> > Now, OK, this was a 2-3 year old battery, but my understanding was that
> > these things die more or less gradually. Now, the thing didn't swell,
[quoted text clipped - 23 lines]
>
> Fred
Thanks. That's a good point. The new battery seems to be behaving fine,
though, and the temps seem reasonable.
It occurs to me that a sudden failure of the battery could mean not a
failure of the cell itself, but of the interface electronics that the
cell comes equipped with. That could basically shut the whole module
down.
Still brings up the same question, as to whether this is a common
failure mode for an iBook battery or an unusual one.
John Johnson - 27 Nov 2006 05:14 GMT
> > > Now, OK, this was a 2-3 year old battery, but my understanding was that
> > > these things die more or less gradually. Now, the thing didn't swell,
[quoted text clipped - 13 lines]
> > out. Unless you bought a quantity of similarly defective light bulbs,
> > you would not expect the next one to fail so quickly.
??? The thing's 2-3 years old, and the OP never told us how many charge
cycles he had on it. Hard to say whether or not it's failed "quickly" or
not, IMO.
> Still brings up the same question, as to whether this is a common
> failure mode for an iBook battery or an unusual one.

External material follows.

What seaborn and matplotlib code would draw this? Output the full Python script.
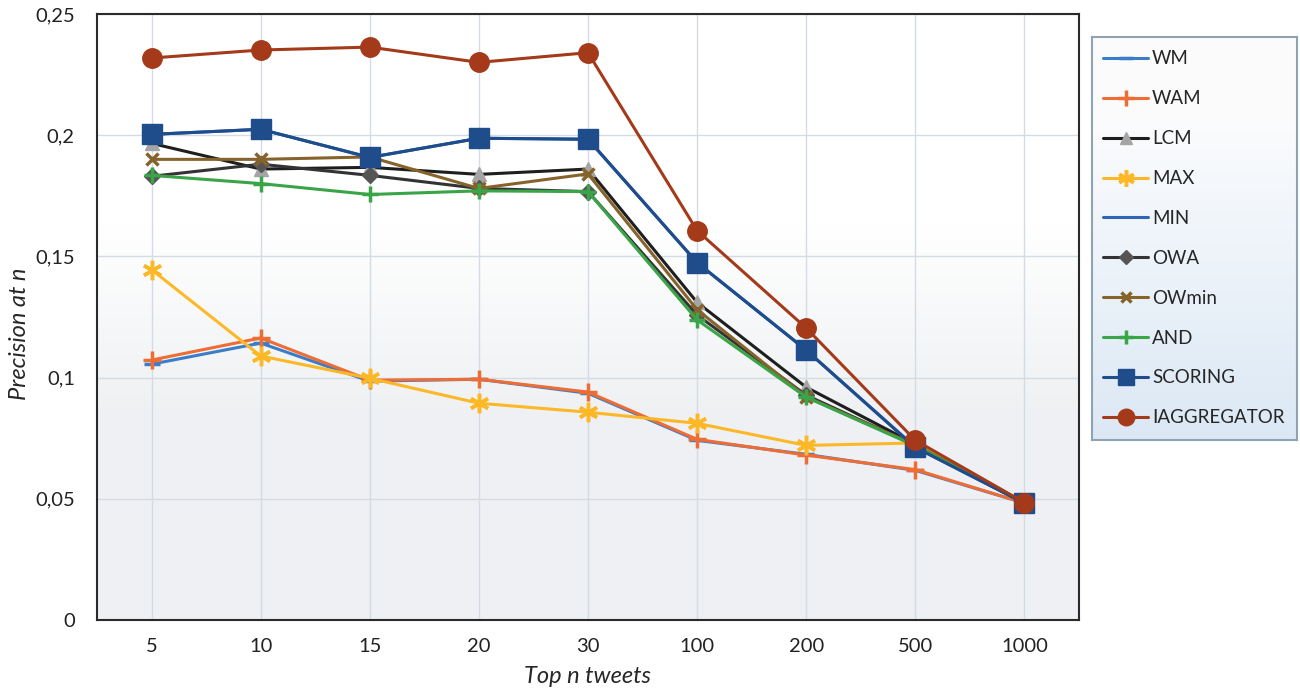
import numpy as np
import pandas as pd
import seaborn as sns
import matplotlib.pyplot as plt

# datos
top_n = ["5", "10", "15", "20", "30", "100", "200", "500", "1000"]
wm = [0.1055, 0.1142, 0.0985, 0.0993, 0.0935, 0.0741, 0.0683, 0.0617, 0.0482]
wam = [0.1072, 0.1163, 0.0989, 0.0993, 0.0940, 0.0745, 0.0680, 0.0620, 0.0482]
lcm = [0.1966, 0.1860, 0.1867, 0.1838, 0.1860, 0.1310, 0.0960, 0.0725, 0.0482]
maxx = [0.1445, 0.1089, 0.0997, 0.0894, 0.0857, 0.0811, 0.0720, 0.0730, 0.0482]
minn = [0.2003, 0.2024, 0.1908, 0.1987, 0.1983, 0.1474, 0.1113, 0.0712, 0.0482]
owa = [0.1830, 0.1880, 0.1834, 0.1780, 0.1767, 0.1258, 0.0927, 0.0720, 0.0482]
owmin = [0.1900, 0.1900, 0.1910, 0.1780, 0.1840, 0.1280, 0.0920, 0.0722, 0.0482]
and_ = [0.1834, 0.1800, 0.1755, 0.1770, 0.1767, 0.1238, 0.0919, 0.0718, 0.0482]
scoring = [0.2003, 0.2024, 0.1908, 0.1987, 0.1983, 0.1474, 0.1113, 0.0712, 0.0482]
iagg = [0.2318, 0.2351, 0.2363, 0.2300, 0.2340, 0.1606, 0.1204, 0.0741, 0.0484]

ytick_vals = [0, 0.05, 0.1, 0.15, 0.2, 0.25]
ytick_labels = ["0", "0,05", "0,1", "0,15", "0,2", "0,25"]

# estilo de cada serie: nombre, datos, color linea, marcador, color marcador, tam
series = [
    ("WM", wm, "#3A7DC9", "_", "#3A7DC9", 12),
    ("WAM", wam, "#ED6D35", "+", "#ED6D35", 13),
    ("LCM", lcm, "#1E1E1E", "^", "#A5A5A5", 10),
    ("MAX", maxx, "#FDB827", (6, 2, 0), "#FDB827", 14),
    ("MIN", minn, "#2F64B8", None, "#2F64B8", 0),
    ("OWA", owa, "#333333", "D", "#555555", 8),
    ("OWmin", owmin, "#86632A", "x", "#86632A", 9),
    ("AND", and_, "#3AA448", "+", "#3AA448", 12),
    ("SCORING", scoring, "#1F4C8A", "s", "#1F4C8A", 14),
    ("IAGGREGATOR", iagg, "#A43A1A", "o", "#A43A1A", 14),
]

sns.set_style("white")
plt.rcParams['font.family'] = ['Lato', 'DejaVu Sans']

fig = plt.figure(figsize=(13, 6.95), dpi=100)
ax = fig.add_axes([0.0746, 0.108, 0.7554, 0.872])
ax.set_zorder(1)

# fondo degradado del area de trazado
grad = np.linspace(0, 1, 256)
grad = np.clip((grad - 0.35) / 0.3, 0, 1)
top_c = np.array([1.0, 1.0, 1.0])
bot_c = np.array([0.937, 0.945, 0.953])
bg = (bot_c * (1 - grad[:, None]) + top_c * grad[:, None]).reshape(256, 1, 3)
ax.imshow(bg, extent=[0, 1, 0, 1], transform=ax.transAxes, aspect="auto",
          origin="lower", zorder=0)

for name, vals, lc, mk, mc, ms in series:
    sns.lineplot(x=top_n, y=vals, ax=ax, color=lc, label=name, sort=False,
                 marker=mk, markersize=ms, markerfacecolor=mc, markeredgecolor=mc,
                 markeredgewidth=2.5 if mk in ("_", "+", "x", (6, 2, 0)) else 1,
                 linewidth=2.2, zorder=3)

ax.set_xlim(-0.5, 8.5)
ax.set_ylim(0, 0.25)
ax.set_yticks(ytick_vals)
ax.set_yticklabels(ytick_labels)
ax.grid(True, color="#D3DCE4", linewidth=1)
ax.set_axisbelow(True)
for s in ax.spines.values():
    s.set_visible(True)
    s.set_color("#2A2A2A")
    s.set_linewidth(1.5)
ax.tick_params(axis="both", length=0, labelsize=14.5, colors="#222222")
ax.tick_params(axis="y", pad=16)
ax.tick_params(axis="x", pad=13)
ax.set_xlabel("Top n tweets", fontsize=17, style="italic", labelpad=8)
ax.set_ylabel("Precision at n", fontsize=17, style="italic")
ax.yaxis.set_label_coords(30 / 1300, 0.52, transform=fig.transFigure)

# caja de leyenda con degradado
lx, ly, lw, lh = 0.840, 0.367, 0.158, 0.580
ax_leg = fig.add_axes([lx, ly, lw, lh])
ax_leg.set_zorder(0)
lg = np.linspace(0, 1, 256)
top_l = np.array([0.985, 0.988, 0.992])
bot_l = np.array([0.86, 0.91, 0.96])
lgrad = np.clip(lg / 0.8, 0, 1)
limg = (bot_l * (1 - lgrad[:, None]) + top_l * lgrad[:, None]).reshape(256, 1, 3)
ax_leg.imshow(limg, extent=[0, 1, 0, 1], aspect="auto", origin="lower")
ax_leg.set_xticks([])
ax_leg.set_yticks([])
for s in ax_leg.spines.values():
    s.set_color("#8FA3B3")
    s.set_linewidth(1.5)

leg = ax.legend(loc="center left", bbox_to_anchor=(lx, ly, lw, lh),
                bbox_transform=fig.transFigure, frameon=False, fontsize=13.5,
                handlelength=2.4, handletextpad=0.2, labelspacing=1.22,
                borderaxespad=0.2, markerscale=0.85)

fig.savefig("out.png", dpi=100)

While it's somewhat unusual, it's not immediately indicative of a
problem. For example, if you fully drained your battery every day over
those 2-3 years, I would chalk it up to use and move on. If all the
battery has ever done is sit on the charger all the time, that's a bit
stranger, but still not conclusive.

Signature
Later,
John
johajohn@indianahoosiers.edu
'indiana' is a 'nolnn' and 'hoosier' is a 'solkk'. Indiana doesn't solkk.